Numerical tests focus on data points, ensuring that the inputs and outputs match expected numerical values. For example, in a molecular dynamics problem, numerical tests would check the final positions and velocities of atoms under a specific potential in a closed box after some time t.

Domain-specific tests, on the other hand, involve checking whether the solution follows the relevant physical laws or constraints. Scientists don’t just stop at numerical data; We also verify whether any physical laws are violated. In the same molecular dynamics example, apart from verifying positions and velocities, we would also check the conservation of energy and momentum. In a closed box, total energy, angular momentum, and linear momentum should remain the same before and after time t.

The domain-specific test is a critical part of validating correctness not only for SciCode but also for real research workflows in natural science domains.
What were the kinds of updates made during in-domain validation?

During in-domain validation, all aspects of the problem can be updated to ensure accuracy and alignment with domain-specific expectations:
- Question Design: Refining or rewriting the problem to better align with the desired scientific solution or to ensure clarity in how the problem is framed.
- Formulation of Background: Updating the derivation or contextual background to provide a more accurate or comprehensive explanation of the problem and its relevance to the domain.
- Methodology: Revising the methods used to solve the problem, which involves adjusting algorithms, simulation techniques, or approaches to ensure the solution is robust and scientifically valid.
- Domain-specific Tests: Updating the domain-specific checks that validate the fundamental physical laws or constraints.
At this stage, we have even totally rewritten a couple of problems to ensure that the question design can be properly paired with the code, making the problem-solving process more effective and scientifically rigorous.

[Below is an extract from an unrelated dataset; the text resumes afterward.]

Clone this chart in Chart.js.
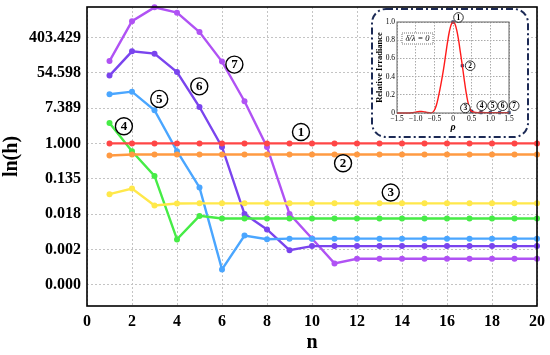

How can I trust the out-of-domain validation? The role of out-of-domain validation is not to ensure scientific correctness but rather to verify that the problem is presented in a way that is clear, complete, and accessible to someone outside the specific field. The primary focus of out-of-domain validators is to ensure that the combination of the question and its background information provides enough context for someone to solve the problem, even if they lack domain-specific expertise.
It seems that in the prompt template definition, the prompts with and without backgrounds are assigned the other way around: DEFAULT_PROMPT_TEMPLATE = Path("eval", "data", "background_comment_template.txt").read_text() BACKGOUND_PROMPT_TEMPLATE = Path("eval", "data", "multistep_template.txt").read_text() Are the numbers reported in the paper run with these prompts?

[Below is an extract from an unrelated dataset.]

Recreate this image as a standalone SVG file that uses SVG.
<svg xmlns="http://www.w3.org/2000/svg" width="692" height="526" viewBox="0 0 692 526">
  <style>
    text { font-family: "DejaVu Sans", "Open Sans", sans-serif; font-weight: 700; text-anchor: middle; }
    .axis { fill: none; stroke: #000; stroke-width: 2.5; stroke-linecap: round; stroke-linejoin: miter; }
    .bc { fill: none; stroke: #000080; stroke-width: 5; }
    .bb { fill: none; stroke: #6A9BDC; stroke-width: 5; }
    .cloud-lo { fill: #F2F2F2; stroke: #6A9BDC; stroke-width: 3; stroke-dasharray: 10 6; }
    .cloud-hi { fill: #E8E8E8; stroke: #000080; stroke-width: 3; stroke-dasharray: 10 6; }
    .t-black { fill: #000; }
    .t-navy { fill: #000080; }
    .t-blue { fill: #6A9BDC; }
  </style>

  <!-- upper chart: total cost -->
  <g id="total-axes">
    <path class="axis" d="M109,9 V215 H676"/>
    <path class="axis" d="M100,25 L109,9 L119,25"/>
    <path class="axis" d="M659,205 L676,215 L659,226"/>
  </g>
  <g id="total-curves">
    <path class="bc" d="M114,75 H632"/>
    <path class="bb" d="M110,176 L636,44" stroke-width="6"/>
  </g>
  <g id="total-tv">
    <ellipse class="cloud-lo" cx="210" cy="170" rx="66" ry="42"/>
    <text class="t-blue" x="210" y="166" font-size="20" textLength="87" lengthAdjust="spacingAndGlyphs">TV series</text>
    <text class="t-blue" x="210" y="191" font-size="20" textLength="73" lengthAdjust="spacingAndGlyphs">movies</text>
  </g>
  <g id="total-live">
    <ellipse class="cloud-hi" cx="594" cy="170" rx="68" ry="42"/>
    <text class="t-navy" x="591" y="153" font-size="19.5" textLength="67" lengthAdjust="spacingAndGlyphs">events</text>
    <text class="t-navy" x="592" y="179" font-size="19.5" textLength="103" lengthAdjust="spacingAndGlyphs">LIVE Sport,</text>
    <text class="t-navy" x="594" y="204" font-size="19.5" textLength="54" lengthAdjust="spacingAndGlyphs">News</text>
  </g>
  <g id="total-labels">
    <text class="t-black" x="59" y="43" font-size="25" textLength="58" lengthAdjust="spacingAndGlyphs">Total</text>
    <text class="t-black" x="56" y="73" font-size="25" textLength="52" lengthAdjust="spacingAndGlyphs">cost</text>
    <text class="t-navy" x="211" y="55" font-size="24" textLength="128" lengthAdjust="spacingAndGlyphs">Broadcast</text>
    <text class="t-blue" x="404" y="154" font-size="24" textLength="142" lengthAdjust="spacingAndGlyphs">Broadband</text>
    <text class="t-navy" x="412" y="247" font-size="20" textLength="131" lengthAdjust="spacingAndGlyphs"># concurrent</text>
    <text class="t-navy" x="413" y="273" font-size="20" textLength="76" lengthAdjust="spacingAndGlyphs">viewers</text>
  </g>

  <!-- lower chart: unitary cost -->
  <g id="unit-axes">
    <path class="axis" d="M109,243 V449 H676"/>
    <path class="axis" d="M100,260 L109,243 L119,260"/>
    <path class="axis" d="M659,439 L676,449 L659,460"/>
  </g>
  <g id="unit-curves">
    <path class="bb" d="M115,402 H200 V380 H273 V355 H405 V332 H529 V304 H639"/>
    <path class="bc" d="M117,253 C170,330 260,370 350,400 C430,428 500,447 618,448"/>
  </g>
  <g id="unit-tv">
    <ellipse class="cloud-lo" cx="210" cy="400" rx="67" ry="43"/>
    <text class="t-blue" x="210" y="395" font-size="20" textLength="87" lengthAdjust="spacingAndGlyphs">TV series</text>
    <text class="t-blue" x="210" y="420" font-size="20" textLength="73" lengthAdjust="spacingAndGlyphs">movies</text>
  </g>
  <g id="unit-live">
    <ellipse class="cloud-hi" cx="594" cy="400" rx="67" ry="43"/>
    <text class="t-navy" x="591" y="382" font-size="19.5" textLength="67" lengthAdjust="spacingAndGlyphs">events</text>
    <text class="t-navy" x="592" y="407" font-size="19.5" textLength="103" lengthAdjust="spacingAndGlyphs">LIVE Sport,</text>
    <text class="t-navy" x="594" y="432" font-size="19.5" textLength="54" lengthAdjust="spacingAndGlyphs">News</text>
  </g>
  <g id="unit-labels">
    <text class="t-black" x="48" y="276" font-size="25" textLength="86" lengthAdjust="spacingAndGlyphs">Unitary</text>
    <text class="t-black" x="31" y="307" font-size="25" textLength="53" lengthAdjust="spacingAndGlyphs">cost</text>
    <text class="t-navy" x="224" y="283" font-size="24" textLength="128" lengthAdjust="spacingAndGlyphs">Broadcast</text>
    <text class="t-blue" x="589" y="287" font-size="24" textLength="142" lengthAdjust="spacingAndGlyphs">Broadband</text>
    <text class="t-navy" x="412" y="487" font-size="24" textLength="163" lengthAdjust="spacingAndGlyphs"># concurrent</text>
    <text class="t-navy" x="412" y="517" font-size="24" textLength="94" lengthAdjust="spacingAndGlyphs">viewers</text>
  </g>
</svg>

Yes, DEFAULT_PROMPT_TEMPLATE is our standard setup where we ask the model to generate the related background itself. BACKGOUND_PROMPT_TEMPLATE is the template where we will put in the scientist-annotated background.
For subproblems 13.6, 62.1, 76.2, it seems like the model-generated outputs are ignored and replaced with the files in the eval folder - is this how the evaluations were run in the paper? And why are these problems evaluated this way? These three problem-code pairs are provided as given context in order to control uncertainty and reduce the degrees of freedom in the evaluation process. By doing so, we limit the model’s randomness in problem-solving. Without this context, the evaluation would allow for too many possible solutions, leading to inconsistent results.

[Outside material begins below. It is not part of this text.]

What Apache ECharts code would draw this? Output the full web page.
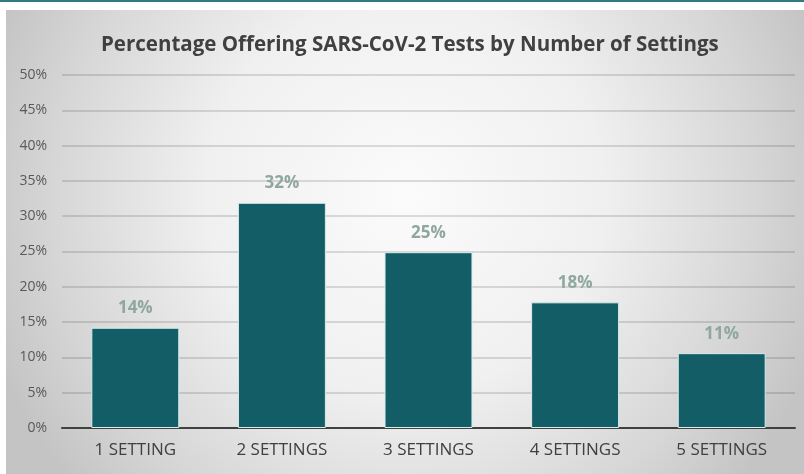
<!DOCTYPE html>
<html lang="en">
<head>
    <meta charset="UTF-8">
    <title>SARS-CoV-2 Tests</title>
    <script src="https://cdn.jsdelivr.net/npm/echarts@6/dist/echarts.min.js"></script>
    <style>
      *{margin:0;padding:0}
      html,body{width:100%;height:100%;background:#fff}
      #main{width:804px;height:474px}
    </style>
</head>
<body>
<div id="main"></div>
<script>
    var categories = ['1 SETTING', '2 SETTINGS', '3 SETTINGS', '4 SETTINGS', '5 SETTINGS'];
    var percents = [14.2, 31.9, 24.9, 17.8, 10.6];
    var yTicks = [0, 5, 10, 15, 20, 25, 30, 35, 40, 45, 50];

    var chart = echarts.init(document.getElementById('main'));
    var font = '"Open Sans", "Liberation Sans", sans-serif';

    var option = {
        backgroundColor: '#fff',
        animation: false,
        graphic: [
            {
                type: 'rect',
                z: -10,
                shape: {x: 0, y: 0, width: 804, height: 2},
                style: {fill: '#2f7b80'}
            },
            {
                type: 'rect',
                z: -10,
                shape: {x: 6, y: 10, width: 798, height: 464},
                style: {
                    fill: new echarts.graphic.RadialGradient(0.5, 0.4, 0.95, [
                        {offset: 0, color: '#fbfbfb'},
                        {offset: 0.45, color: '#f0f0f0'},
                        {offset: 0.8, color: '#d6d6d6'},
                        {offset: 1, color: '#c4c4c4'}
                    ])
                }
            }
        ],
        title: {
            text: 'Percentage Offering SARS-CoV-2 Tests by Number of Settings',
            left: 96,
            top: 30,
            textStyle: {
                fontFamily: font,
                fontSize: 20.5,
                fontWeight: 'bold',
                color: '#404040'
            }
        },
        grid: {left: 62, right: 9, top: 75, bottom: 46},
        xAxis: {
            type: 'category',
            data: categories,
            axisTick: {show: false},
            axisLine: {lineStyle: {color: '#404040', width: 2}},
            axisLabel: {
                fontFamily: font,
                fontSize: 17,
                color: '#404040',
                margin: 14
            }
        },
        yAxis: {
            type: 'value',
            min: yTicks[0],
            max: yTicks[yTicks.length - 1],
            interval: 5,
            axisLine: {show: false},
            axisTick: {show: false},
            axisLabel: {
                fontFamily: font,
                fontSize: 14,
                color: '#595959',
                margin: 15,
                formatter: '{value}%'
            },
            splitLine: {lineStyle: {color: 'rgba(0,0,0,0.17)', width: 1.5}}
        },
        series: [{
            type: 'bar',
            data: percents,
            barWidth: '60%',
            itemStyle: {
                color: '#135e66',
                borderColor: '#d8ecec',
                borderWidth: 1
            },
            label: {
                show: true,
                position: 'top',
                distance: 11,
                fontFamily: font,
                fontSize: 17,
                fontWeight: 'bold',
                color: '#8fa79f',
                formatter: function (p) {
                    return Math.round(p.value) + '%';
                }
            }
        }]
    };
    chart.setOption(option);
</script>
</body>
</html>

In line 66, if self.previous_llm_code[prev_step] is None the previous steps are populated with saved model outputs after running them through extract_function_name and get_function_from_code; otherwise the previous steps are populated with extract_python_script. It doesn't seem like the first case is invoked except for the subproblems 13.6, 62.1, 76.2 - can you confirm that extract_python_script was used for the numbers in the paper? This setup is designed specifically to handle cases where the model is interrupted mid-step and needs to resume from that point.